Items from a dataset:
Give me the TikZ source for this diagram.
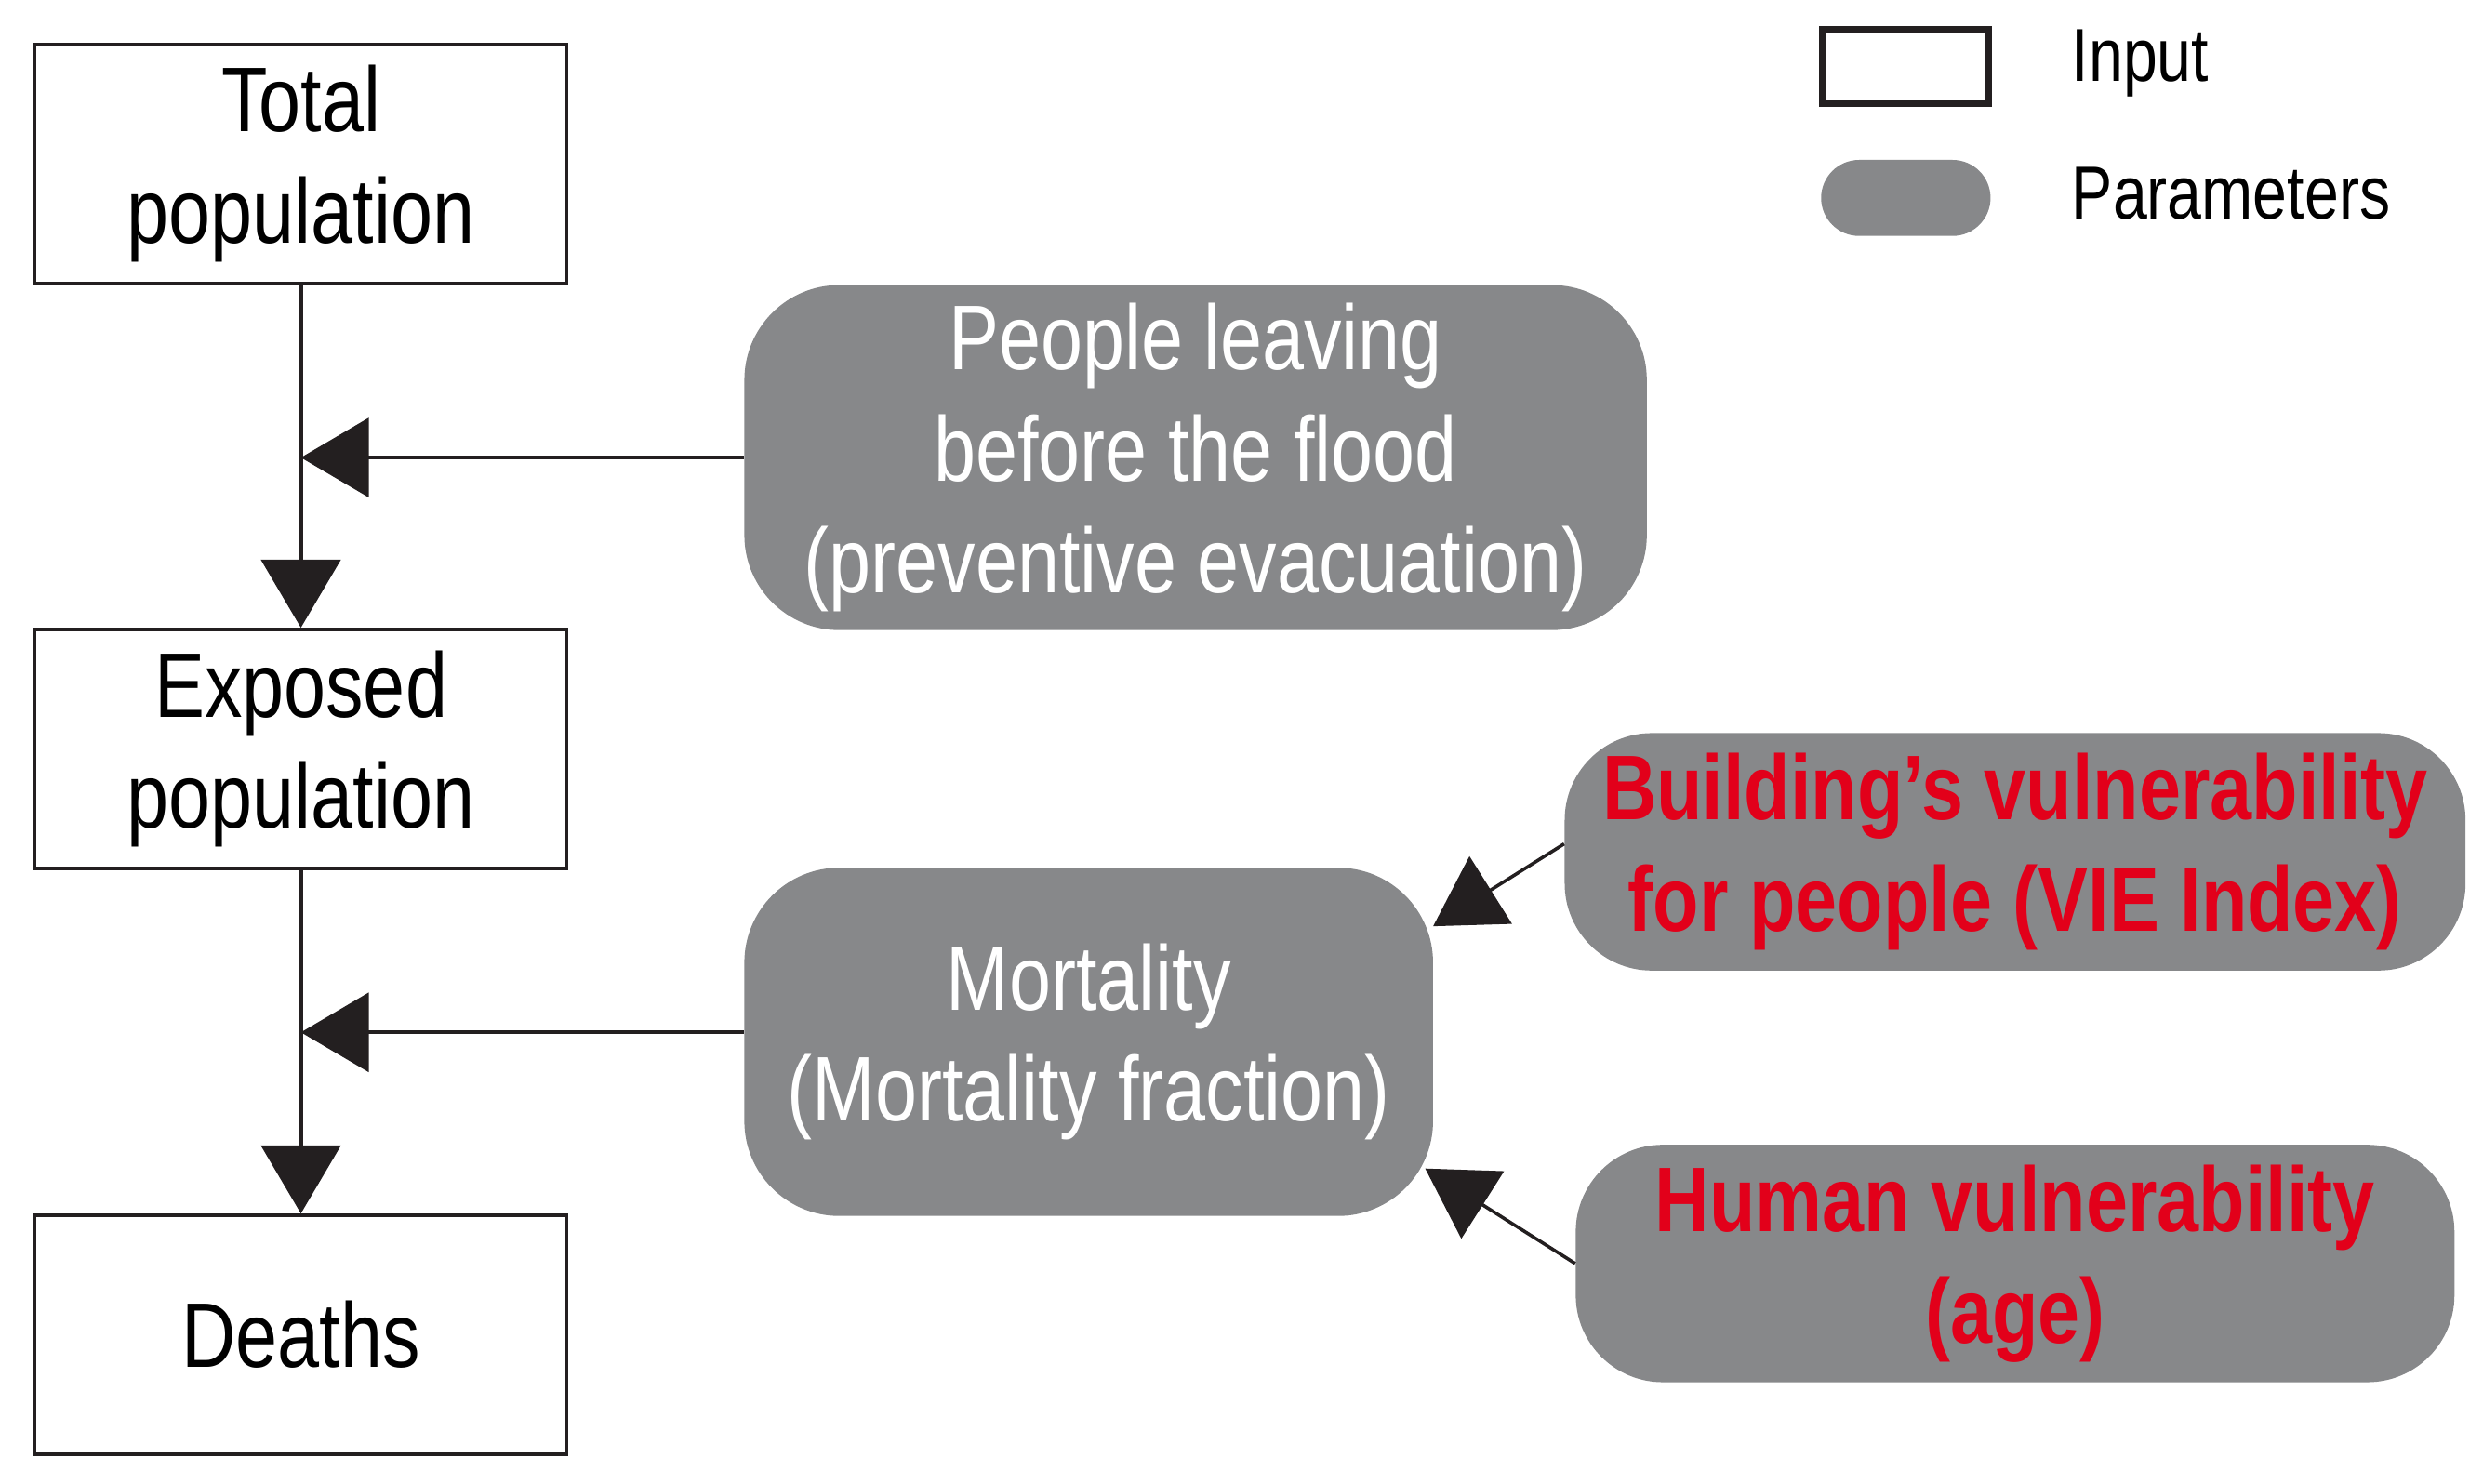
\documentclass[tikz,border=0pt]{standalone}
\usepackage{fontspec}
\setmainfont{Liberation Sans}[FakeStretch=0.82]
\usetikzlibrary{arrows.meta}
\definecolor{pgray}{RGB}{135,136,138}
\definecolor{pred}{RGB}{226,0,26}
\definecolor{ink}{RGB}{35,31,32}
\begin{document}
\begin{tikzpicture}[x=0.02cm,y=-0.02cm,
  inbox/.style={draw=ink, line width=1.2pt, fill=white, minimum width=6.72cm, minimum height=3.02cm, align=center, inner sep=0pt, font=\fontsize{33}{40}\selectfont},
  param/.style={fill=pgray, rounded corners=1.2cm, align=center, inner sep=0pt, font=\fontsize{33}{40}\selectfont, text=white},
  redtxt/.style={text=pred, font=\fontsize{33}{40}\selectfont\bfseries},
  legtxt/.style={anchor=west, inner sep=0pt, font=\fontsize{27}{32}\selectfont},
  arr/.style={draw=ink, line width=1.2pt, -{Triangle[length=0.86cm,width=1.0cm]}},
]
\useasboundingbox (0,0) rectangle (1568,937);
% input boxes
\node[inbox] (total) at (190,103.5) {Total\\population};
\node[inbox] (exposed) at (190,473) {Exposed\\population};
\node[inbox] (deaths) at (190,843) {Deaths};
% parameter boxes
\node[param, minimum width=11.4cm, minimum height=4.36cm] (people) at (755,289)
  {People leaving\\before the flood\\(preventive evacuation)};
\node[param, minimum width=8.7cm, minimum height=4.4cm] (mort) at (687.5,658)
  {Mortality\\(Mortality fraction)};
\node[param, redtxt, rounded corners=1.1cm, minimum width=11.38cm, minimum height=3.0cm] (build) at (1272.5,538)
  {Building’s vulnerability\\for people (VIE Index)};
\node[param, redtxt, rounded corners=1.1cm, minimum width=11.1cm, minimum height=3.0cm] (human) at (1272.5,798)
  {Human vulnerability\\(age)};
% legend
\node[draw=ink, line width=2.4pt, minimum width=2.1cm, minimum height=0.94cm, inner sep=0pt] (legin) at (1203.5,42) {};
\node[fill=pgray, rounded corners=0.48cm, minimum width=2.14cm, minimum height=0.96cm, inner sep=0pt] (legpar) at (1203.5,125) {};
\node[legtxt] (legintxt) at (1308,40) {Input};
\node[legtxt] (legpartxt) at (1308,122) {Parameters};
% connectors
\coordinate (m0) at ([yshift=0.12cm]mort.west);
\coordinate (b0) at ([yshift=0.1cm]build.west);
\coordinate (j1) at (people.west -| total.south);
\coordinate (j2) at (m0 -| exposed.south);
\coordinate (bt) at (905,585);
\coordinate (ht) at (900,738);
\draw[arr, line width=1.5pt] (total.south) -- (exposed.north);
\draw[arr, line width=1.5pt] (exposed.south) -- (deaths.north);
\draw[arr] (people.west) -- (j1);
\draw[arr] (m0) -- (j2);
\draw[arr] (b0) -- (bt);
\draw[arr] (human.west) -- (ht);
\end{tikzpicture}
\end{document}
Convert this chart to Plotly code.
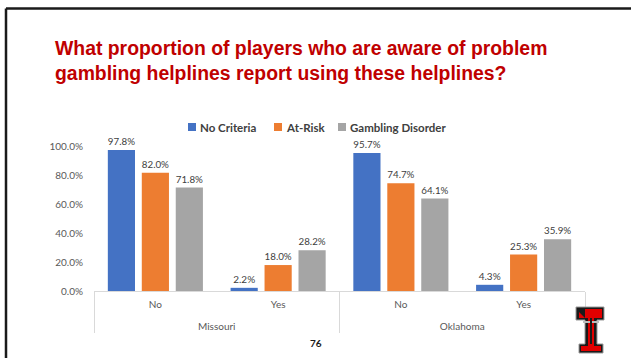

- [Task to carry out] Your copy should match the records word for word, with the pictures removed.

- [Final answer]
Give me the TikZ source for this diagram.
\documentclass[tikz,border=0pt]{standalone}
\usepackage{fontspec}
\setmainfont{Liberation Sans}[FakeStretch=0.82]
\usetikzlibrary{arrows.meta}
\definecolor{pgray}{RGB}{135,136,138}
\definecolor{pred}{RGB}{226,0,26}
\definecolor{ink}{RGB}{35,31,32}
\begin{document}
\begin{tikzpicture}[x=0.02cm,y=-0.02cm,
  inbox/.style={draw=ink, line width=1.2pt, fill=white, minimum width=6.72cm, minimum height=3.02cm, align=center, inner sep=0pt, font=\fontsize{33}{40}\selectfont},
  param/.style={fill=pgray, rounded corners=1.2cm, align=center, inner sep=0pt, font=\fontsize{33}{40}\selectfont, text=white},
  redtxt/.style={text=pred, font=\fontsize{33}{40}\selectfont\bfseries},
  legtxt/.style={anchor=west, inner sep=0pt, font=\fontsize{27}{32}\selectfont},
  arr/.style={draw=ink, line width=1.2pt, -{Triangle[length=0.86cm,width=1.0cm]}},
]
\useasboundingbox (0,0) rectangle (1568,937);
% input boxes
\node[inbox] (total) at (190,103.5) {Total\\population};
\node[inbox] (exposed) at (190,473) {Exposed\\population};
\node[inbox] (deaths) at (190,843) {Deaths};
% parameter boxes
\node[param, minimum width=11.4cm, minimum height=4.36cm] (people) at (755,289)
  {People leaving\\before the flood\\(preventive evacuation)};
\node[param, minimum width=8.7cm, minimum height=4.4cm] (mort) at (687.5,658)
  {Mortality\\(Mortality fraction)};
\node[param, redtxt, rounded corners=1.1cm, minimum width=11.38cm, minimum height=3.0cm] (build) at (1272.5,538)
  {Building’s vulnerability\\for people (VIE Index)};
\node[param, redtxt, rounded corners=1.1cm, minimum width=11.1cm, minimum height=3.0cm] (human) at (1272.5,798)
  {Human vulnerability\\(age)};
% legend
\node[draw=ink, line width=2.4pt, minimum width=2.1cm, minimum height=0.94cm, inner sep=0pt] (legin) at (1203.5,42) {};
\node[fill=pgray, rounded corners=0.48cm, minimum width=2.14cm, minimum height=0.96cm, inner sep=0pt] (legpar) at (1203.5,125) {};
\node[legtxt] (legintxt) at (1308,40) {Input};
\node[legtxt] (legpartxt) at (1308,122) {Parameters};
% connectors
\coordinate (m0) at ([yshift=0.12cm]mort.west);
\coordinate (b0) at ([yshift=0.1cm]build.west);
\coordinate (j1) at (people.west -| total.south);
\coordinate (j2) at (m0 -| exposed.south);
\coordinate (bt) at (905,585);
\coordinate (ht) at (900,738);
\draw[arr, line width=1.5pt] (total.south) -- (exposed.north);
\draw[arr, line width=1.5pt] (exposed.south) -- (deaths.north);
\draw[arr] (people.west) -- (j1);
\draw[arr] (m0) -- (j2);
\draw[arr] (b0) -- (bt);
\draw[arr] (human.west) -- (ht);
\end{tikzpicture}
\end{document}
Convert this chart to Plotly code.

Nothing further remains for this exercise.